WORK TO BE COMPLETED
Pictures are not part of the copy. Give again exactly the lines from the one with "What matplotlib code" to the one with "from matplotlib.ticker import MultipleLocator", inclusive.

Figure scripts
########
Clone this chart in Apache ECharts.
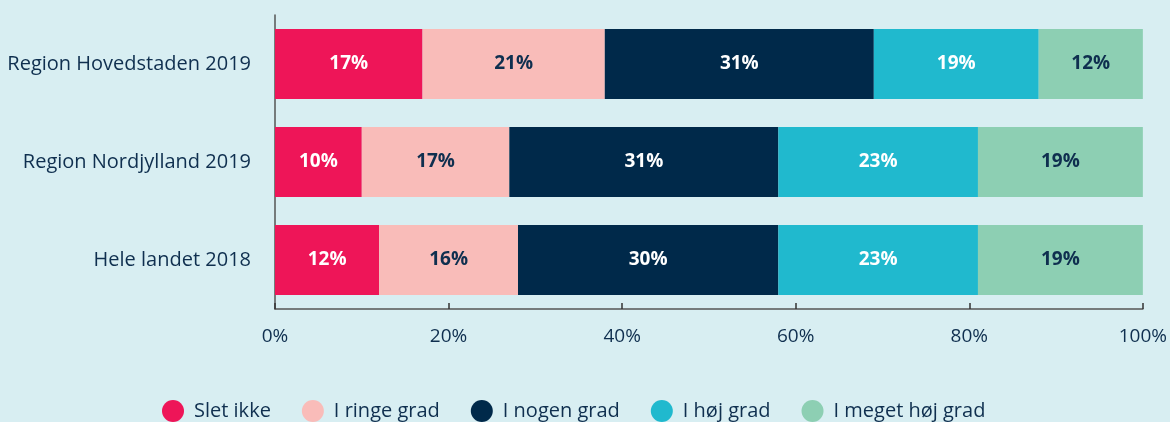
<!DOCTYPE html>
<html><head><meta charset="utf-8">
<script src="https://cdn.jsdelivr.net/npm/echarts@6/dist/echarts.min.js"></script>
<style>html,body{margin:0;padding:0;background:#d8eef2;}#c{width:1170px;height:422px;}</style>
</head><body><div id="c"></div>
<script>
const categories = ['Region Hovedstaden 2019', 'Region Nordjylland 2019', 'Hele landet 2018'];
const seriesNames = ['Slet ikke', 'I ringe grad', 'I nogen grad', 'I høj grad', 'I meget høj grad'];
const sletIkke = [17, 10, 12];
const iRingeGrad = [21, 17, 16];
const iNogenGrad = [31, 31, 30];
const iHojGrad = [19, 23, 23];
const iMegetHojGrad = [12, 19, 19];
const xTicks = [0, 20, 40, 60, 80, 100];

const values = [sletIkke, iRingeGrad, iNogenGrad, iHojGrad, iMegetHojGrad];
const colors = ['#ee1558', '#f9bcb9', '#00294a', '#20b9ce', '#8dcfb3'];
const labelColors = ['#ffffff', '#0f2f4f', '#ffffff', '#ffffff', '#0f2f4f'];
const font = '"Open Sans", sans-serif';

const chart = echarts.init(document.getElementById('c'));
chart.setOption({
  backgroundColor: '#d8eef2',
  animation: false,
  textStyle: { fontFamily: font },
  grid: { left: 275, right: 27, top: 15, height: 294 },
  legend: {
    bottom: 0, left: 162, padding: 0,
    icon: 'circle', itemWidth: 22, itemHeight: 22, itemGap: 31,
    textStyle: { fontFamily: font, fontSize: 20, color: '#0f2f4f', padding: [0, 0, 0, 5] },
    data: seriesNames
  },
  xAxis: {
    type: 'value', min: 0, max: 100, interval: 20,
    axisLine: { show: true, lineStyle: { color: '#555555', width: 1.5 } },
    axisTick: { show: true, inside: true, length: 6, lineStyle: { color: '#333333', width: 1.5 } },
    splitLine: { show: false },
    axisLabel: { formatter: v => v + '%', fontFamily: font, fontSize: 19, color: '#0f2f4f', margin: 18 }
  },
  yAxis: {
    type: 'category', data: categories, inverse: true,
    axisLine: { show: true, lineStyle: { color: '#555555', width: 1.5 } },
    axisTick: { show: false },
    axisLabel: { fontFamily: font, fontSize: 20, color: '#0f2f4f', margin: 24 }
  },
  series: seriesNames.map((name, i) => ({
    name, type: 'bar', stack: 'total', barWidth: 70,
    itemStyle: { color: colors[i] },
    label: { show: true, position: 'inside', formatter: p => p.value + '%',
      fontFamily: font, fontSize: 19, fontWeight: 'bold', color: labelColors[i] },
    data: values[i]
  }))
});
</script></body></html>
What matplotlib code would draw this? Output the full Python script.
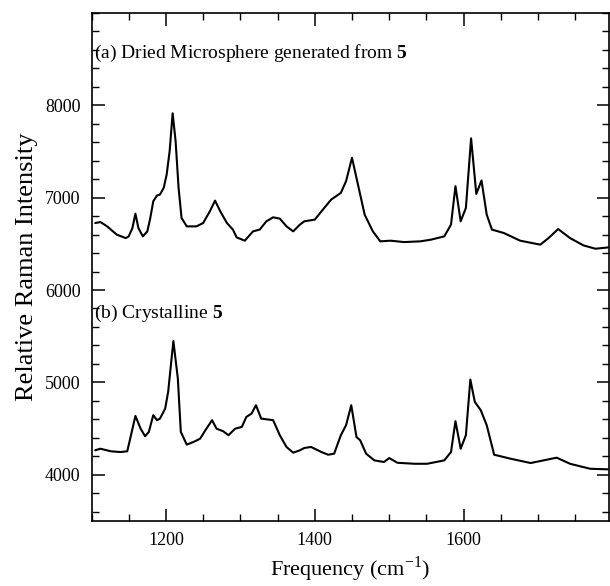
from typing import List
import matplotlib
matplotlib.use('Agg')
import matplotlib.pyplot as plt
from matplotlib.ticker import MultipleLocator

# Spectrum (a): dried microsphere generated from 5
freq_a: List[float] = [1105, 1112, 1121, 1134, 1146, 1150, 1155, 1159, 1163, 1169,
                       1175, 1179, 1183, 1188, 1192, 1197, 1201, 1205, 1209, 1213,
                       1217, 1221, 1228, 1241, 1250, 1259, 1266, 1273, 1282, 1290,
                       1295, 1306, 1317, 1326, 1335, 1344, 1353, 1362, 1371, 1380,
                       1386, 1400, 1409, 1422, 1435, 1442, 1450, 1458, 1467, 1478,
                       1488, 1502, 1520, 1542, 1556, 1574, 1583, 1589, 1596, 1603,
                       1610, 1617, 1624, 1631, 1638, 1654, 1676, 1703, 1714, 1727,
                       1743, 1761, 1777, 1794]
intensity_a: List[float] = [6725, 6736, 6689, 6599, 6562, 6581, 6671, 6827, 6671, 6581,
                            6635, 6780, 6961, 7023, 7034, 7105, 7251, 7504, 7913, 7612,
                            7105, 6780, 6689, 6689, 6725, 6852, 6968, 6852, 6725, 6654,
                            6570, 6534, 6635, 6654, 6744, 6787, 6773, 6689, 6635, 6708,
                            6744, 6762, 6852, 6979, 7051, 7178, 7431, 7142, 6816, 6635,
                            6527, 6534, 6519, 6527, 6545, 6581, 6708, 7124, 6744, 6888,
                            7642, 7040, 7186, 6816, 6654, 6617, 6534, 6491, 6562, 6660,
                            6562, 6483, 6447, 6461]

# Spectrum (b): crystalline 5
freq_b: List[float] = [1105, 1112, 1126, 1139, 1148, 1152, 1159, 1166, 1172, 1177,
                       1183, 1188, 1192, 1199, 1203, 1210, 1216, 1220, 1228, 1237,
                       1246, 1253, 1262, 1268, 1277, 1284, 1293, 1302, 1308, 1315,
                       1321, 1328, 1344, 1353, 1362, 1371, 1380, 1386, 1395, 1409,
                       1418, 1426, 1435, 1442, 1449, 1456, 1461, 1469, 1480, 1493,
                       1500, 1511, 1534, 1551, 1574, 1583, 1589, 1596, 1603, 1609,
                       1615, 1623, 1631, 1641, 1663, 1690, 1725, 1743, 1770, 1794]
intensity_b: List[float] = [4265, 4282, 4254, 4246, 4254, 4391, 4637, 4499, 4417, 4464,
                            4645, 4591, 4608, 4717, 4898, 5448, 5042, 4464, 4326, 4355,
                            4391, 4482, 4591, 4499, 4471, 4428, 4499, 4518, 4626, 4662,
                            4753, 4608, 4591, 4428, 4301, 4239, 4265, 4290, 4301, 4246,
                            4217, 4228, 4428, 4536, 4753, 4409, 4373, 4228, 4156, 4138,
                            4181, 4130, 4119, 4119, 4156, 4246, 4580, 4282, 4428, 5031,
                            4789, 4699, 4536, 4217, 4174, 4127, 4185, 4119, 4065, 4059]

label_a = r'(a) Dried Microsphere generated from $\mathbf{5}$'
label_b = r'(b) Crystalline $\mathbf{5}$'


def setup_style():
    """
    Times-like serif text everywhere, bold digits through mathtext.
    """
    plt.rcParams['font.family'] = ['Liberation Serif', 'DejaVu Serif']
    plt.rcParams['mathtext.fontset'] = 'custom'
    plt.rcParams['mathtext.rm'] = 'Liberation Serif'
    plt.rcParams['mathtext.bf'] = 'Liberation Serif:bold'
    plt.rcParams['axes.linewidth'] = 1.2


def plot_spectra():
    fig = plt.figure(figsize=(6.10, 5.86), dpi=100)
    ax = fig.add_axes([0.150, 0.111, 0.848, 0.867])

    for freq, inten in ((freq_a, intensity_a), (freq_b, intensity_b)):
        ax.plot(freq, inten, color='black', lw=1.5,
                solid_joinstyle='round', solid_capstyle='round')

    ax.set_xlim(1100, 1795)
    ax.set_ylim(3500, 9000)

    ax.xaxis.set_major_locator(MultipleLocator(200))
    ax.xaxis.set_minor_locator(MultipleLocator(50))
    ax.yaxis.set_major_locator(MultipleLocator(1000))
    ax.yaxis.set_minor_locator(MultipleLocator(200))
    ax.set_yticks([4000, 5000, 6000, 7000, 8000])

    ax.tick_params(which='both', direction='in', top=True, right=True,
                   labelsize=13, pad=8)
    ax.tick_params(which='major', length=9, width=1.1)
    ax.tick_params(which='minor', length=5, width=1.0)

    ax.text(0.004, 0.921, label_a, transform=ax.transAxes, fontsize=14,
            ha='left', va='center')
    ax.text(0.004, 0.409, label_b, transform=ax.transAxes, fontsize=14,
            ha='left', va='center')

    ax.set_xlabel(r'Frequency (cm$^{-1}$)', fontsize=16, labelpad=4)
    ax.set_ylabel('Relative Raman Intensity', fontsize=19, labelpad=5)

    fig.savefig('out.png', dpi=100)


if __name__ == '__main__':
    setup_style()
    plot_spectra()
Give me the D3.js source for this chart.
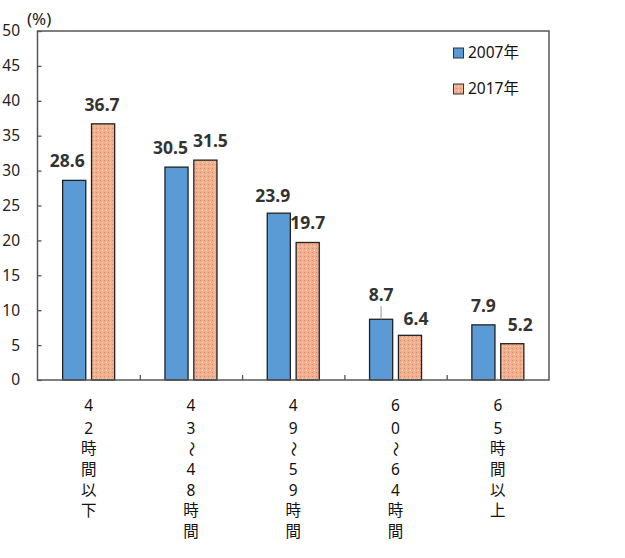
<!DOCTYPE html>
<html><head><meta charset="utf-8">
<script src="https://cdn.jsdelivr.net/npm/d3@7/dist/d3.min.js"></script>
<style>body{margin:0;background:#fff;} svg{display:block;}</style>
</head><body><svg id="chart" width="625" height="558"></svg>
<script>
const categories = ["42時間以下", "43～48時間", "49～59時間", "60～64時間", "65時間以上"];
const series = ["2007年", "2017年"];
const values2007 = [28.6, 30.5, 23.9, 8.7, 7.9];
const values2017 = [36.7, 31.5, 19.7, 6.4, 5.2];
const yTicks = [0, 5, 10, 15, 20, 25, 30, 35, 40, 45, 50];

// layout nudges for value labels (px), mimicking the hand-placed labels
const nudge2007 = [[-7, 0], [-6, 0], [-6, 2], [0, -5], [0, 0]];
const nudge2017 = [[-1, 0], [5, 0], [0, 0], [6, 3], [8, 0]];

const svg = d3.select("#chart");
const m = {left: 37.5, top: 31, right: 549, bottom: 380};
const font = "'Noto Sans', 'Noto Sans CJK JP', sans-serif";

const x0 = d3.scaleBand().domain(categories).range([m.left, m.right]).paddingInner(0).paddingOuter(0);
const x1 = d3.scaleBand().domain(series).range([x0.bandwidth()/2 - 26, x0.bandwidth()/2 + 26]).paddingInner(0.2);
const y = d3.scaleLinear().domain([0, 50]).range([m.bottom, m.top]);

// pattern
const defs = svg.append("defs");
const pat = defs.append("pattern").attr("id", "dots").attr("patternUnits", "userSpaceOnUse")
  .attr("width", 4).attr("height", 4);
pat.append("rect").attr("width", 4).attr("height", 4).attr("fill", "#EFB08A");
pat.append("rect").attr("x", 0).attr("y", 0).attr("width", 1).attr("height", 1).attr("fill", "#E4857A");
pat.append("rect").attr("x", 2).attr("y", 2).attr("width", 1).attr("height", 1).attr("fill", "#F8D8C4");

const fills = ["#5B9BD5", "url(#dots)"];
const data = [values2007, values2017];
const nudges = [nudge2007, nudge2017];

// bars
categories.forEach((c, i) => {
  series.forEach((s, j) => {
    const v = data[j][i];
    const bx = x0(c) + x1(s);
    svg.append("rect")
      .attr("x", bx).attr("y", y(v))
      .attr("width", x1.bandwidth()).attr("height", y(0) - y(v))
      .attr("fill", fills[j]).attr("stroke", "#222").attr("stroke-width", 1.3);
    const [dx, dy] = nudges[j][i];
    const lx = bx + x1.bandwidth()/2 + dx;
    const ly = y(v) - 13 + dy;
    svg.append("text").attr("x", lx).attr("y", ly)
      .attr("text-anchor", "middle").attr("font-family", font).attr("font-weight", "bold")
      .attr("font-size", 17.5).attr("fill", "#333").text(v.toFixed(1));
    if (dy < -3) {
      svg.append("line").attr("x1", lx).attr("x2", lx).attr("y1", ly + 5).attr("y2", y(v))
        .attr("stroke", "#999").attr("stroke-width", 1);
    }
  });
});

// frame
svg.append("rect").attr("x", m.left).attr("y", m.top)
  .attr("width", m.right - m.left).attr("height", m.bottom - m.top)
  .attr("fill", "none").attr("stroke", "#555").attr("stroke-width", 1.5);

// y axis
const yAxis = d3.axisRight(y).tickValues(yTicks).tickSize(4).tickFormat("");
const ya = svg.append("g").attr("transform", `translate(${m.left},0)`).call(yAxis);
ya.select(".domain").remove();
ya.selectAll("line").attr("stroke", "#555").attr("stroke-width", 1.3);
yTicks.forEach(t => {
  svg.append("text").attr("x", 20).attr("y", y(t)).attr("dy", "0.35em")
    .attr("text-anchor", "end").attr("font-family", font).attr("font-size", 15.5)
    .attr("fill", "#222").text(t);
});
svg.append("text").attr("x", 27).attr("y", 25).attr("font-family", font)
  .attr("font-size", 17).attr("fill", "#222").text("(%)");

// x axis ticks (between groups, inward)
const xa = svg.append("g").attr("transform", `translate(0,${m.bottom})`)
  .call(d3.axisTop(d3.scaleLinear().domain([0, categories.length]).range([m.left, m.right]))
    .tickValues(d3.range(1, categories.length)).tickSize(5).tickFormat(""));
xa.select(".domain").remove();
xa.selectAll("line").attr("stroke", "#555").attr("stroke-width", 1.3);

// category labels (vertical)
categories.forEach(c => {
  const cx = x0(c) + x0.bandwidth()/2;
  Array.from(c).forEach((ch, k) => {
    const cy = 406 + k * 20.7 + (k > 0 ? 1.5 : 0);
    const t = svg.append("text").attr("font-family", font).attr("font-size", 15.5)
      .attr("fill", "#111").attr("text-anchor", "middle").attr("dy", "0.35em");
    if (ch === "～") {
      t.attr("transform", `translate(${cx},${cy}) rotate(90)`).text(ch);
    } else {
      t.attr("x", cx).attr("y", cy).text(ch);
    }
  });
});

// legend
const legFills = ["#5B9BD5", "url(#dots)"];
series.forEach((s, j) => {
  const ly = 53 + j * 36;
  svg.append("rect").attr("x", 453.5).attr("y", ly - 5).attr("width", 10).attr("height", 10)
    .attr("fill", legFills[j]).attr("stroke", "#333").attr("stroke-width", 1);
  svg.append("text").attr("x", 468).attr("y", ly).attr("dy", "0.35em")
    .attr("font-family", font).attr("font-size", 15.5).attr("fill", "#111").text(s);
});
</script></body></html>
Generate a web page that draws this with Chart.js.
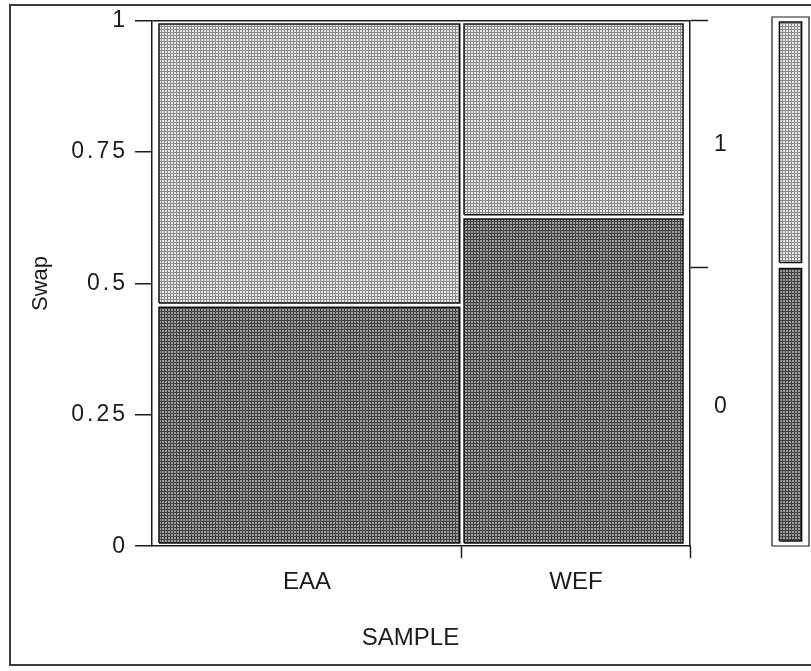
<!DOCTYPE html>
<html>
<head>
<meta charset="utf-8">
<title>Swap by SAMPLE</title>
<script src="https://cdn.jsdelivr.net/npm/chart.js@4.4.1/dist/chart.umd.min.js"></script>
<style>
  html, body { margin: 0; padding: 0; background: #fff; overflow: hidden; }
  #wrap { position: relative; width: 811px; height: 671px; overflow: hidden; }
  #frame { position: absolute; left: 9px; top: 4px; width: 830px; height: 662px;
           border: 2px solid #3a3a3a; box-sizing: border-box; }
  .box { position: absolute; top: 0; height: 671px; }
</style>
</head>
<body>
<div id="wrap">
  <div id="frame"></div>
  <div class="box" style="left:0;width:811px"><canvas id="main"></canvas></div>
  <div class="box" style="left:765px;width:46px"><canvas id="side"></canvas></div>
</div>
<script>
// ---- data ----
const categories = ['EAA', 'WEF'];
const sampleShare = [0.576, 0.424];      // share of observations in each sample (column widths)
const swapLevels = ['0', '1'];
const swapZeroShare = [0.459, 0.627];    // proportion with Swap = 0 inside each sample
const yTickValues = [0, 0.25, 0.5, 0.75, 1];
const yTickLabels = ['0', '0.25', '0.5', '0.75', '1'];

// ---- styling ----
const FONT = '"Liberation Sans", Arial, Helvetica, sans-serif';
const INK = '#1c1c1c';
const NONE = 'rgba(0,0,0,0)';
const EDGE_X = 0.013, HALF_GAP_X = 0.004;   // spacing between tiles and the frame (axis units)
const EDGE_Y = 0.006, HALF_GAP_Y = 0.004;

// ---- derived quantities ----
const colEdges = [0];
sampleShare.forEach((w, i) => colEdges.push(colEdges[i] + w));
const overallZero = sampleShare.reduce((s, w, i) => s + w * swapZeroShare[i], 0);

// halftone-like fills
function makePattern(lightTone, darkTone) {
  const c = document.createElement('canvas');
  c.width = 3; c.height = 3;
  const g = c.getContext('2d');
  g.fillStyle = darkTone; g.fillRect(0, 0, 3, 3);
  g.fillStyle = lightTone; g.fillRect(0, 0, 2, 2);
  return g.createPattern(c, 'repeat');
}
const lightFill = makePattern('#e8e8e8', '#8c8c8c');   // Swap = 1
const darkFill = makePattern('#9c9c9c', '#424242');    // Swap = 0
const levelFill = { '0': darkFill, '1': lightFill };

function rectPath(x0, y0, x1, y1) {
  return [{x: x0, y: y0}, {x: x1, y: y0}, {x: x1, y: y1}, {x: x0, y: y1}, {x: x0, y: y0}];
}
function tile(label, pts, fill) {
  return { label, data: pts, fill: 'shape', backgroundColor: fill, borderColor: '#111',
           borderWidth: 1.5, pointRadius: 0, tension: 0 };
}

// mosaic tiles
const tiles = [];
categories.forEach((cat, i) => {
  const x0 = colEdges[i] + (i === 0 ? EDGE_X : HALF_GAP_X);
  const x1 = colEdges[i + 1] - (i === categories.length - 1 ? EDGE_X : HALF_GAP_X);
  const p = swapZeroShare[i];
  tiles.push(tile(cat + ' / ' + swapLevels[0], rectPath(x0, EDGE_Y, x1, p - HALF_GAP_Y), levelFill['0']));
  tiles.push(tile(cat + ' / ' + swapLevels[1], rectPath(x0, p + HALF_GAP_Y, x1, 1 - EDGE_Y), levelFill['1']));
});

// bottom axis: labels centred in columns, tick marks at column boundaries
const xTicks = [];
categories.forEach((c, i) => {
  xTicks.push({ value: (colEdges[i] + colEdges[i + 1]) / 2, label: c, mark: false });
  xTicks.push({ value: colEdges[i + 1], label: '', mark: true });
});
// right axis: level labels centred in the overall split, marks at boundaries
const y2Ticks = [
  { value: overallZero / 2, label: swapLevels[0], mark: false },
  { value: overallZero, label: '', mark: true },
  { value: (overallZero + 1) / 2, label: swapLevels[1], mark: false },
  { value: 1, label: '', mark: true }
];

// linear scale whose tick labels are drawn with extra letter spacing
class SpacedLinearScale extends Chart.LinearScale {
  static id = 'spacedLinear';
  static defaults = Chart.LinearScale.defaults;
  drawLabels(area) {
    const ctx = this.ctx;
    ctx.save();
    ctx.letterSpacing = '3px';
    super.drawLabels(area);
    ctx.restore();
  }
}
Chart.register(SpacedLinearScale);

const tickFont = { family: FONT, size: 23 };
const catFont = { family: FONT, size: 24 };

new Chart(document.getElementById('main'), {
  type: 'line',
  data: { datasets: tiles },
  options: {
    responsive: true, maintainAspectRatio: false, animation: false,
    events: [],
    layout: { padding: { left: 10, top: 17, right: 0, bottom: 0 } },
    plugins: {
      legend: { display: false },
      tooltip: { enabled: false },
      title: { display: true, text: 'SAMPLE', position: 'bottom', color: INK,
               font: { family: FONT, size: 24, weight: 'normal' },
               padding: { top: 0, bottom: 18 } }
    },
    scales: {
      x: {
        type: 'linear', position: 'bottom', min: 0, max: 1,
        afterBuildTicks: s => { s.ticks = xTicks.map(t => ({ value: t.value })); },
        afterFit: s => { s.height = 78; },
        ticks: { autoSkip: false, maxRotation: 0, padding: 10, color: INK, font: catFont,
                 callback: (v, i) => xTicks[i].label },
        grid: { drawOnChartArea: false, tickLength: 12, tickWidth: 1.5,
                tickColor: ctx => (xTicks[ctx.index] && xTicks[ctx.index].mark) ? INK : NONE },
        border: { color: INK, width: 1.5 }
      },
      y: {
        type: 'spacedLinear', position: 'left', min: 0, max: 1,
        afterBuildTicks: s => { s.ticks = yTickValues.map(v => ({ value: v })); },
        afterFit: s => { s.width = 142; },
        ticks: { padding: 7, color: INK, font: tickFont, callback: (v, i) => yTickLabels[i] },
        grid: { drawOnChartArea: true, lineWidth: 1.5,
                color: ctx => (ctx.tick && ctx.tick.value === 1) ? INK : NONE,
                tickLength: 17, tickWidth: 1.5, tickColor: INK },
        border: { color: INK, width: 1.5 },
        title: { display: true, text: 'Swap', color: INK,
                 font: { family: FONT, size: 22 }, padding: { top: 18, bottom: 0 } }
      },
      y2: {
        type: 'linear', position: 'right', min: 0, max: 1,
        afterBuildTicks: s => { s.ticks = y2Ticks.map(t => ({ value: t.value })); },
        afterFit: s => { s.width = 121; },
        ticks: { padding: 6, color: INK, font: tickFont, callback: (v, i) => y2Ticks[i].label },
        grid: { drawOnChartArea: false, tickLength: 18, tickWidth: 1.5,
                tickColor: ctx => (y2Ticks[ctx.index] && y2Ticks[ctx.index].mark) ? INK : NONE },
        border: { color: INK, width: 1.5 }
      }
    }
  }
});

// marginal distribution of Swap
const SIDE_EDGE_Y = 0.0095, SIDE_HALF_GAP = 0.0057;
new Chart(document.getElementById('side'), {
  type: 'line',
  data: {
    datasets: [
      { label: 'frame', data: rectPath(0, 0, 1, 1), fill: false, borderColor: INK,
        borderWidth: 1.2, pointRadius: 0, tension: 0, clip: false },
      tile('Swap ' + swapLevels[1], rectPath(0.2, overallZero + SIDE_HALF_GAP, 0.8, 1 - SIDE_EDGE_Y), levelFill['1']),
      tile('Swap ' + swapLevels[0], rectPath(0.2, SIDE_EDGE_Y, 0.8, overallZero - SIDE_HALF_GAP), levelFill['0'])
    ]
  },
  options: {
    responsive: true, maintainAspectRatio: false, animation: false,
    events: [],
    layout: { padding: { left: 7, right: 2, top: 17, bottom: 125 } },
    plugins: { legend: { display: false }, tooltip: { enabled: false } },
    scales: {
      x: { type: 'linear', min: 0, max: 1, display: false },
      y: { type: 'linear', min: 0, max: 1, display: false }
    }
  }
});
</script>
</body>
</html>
########
REPLY
What matplotlib code would draw this? Output the full Python script.
from typing import List
import matplotlib
matplotlib.use('Agg')
import matplotlib.pyplot as plt
from matplotlib.ticker import MultipleLocator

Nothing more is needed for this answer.